On-Fly-TOD: an efficient mechanism for crosstalk fault reduction in WNoC

2020 
Hierarchical architecture of Wireless Network on Chips (WNoCs) composes of wired level and wireless level. In this architecture, subnetworks in wired level are connected by wireless. One of the main reliability challenges in the wired level of WNoC architecture is the crosstalk fault. Crosstalk fault occurs among the long and adjacent wires of wired level of WNoC due to tandem data traversal. Triple Opposite Directions (TODs) patterns are the worst data traversal patterns that impose the highest intensity effects on wires.
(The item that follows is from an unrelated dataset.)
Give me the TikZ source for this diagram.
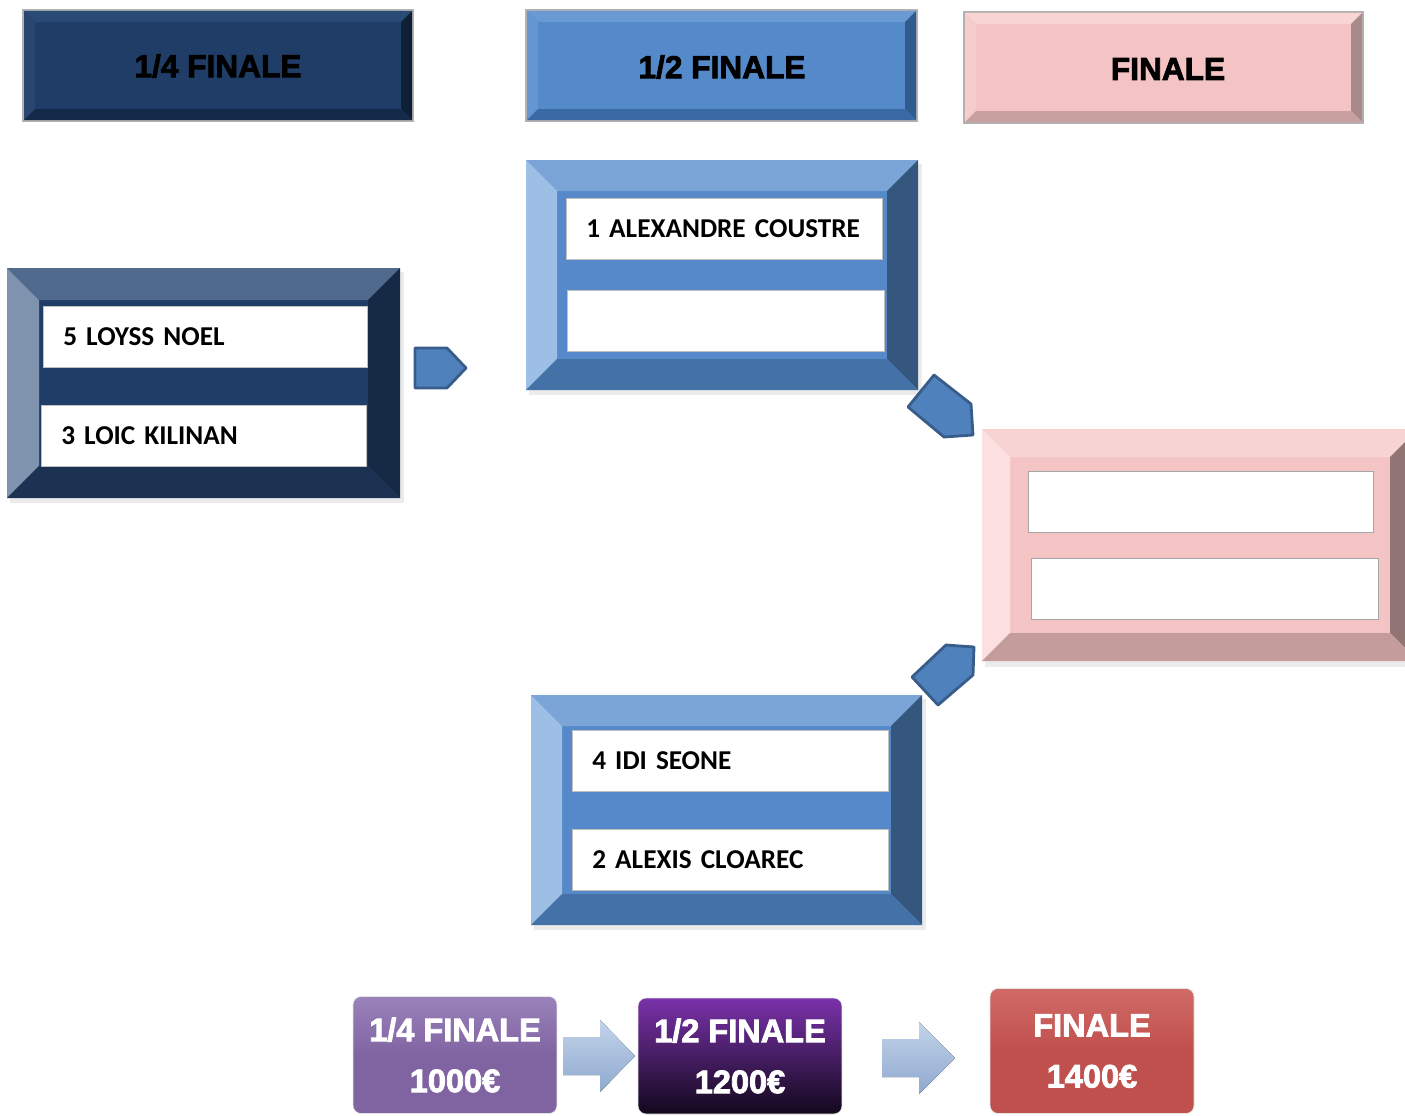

To solve this problem, this paper presents a mechanism called On-Fly-TOD. In the architecture of the proposed mechanism, subnetworks are not only connected by a wireless level, but also by wired levels. In other words, this architecture uses the inherent characteristic of WNoCs by sending packets with TOD patterns by the wireless level. In this mechanism, tandem flits are counted and flits with high amounts of TODs are sent using wireless level. Simulations show that On-Fly-TOD mechanism provides a trade-off between performance, power consumption and reliability issues. In addition, this architecture suitably scales with the ever-increasing number of on-chip processing elements (PEs) which guarantees a minimum number of hop counts between any source and destination without using long wires as the number of on-chip PEs increases.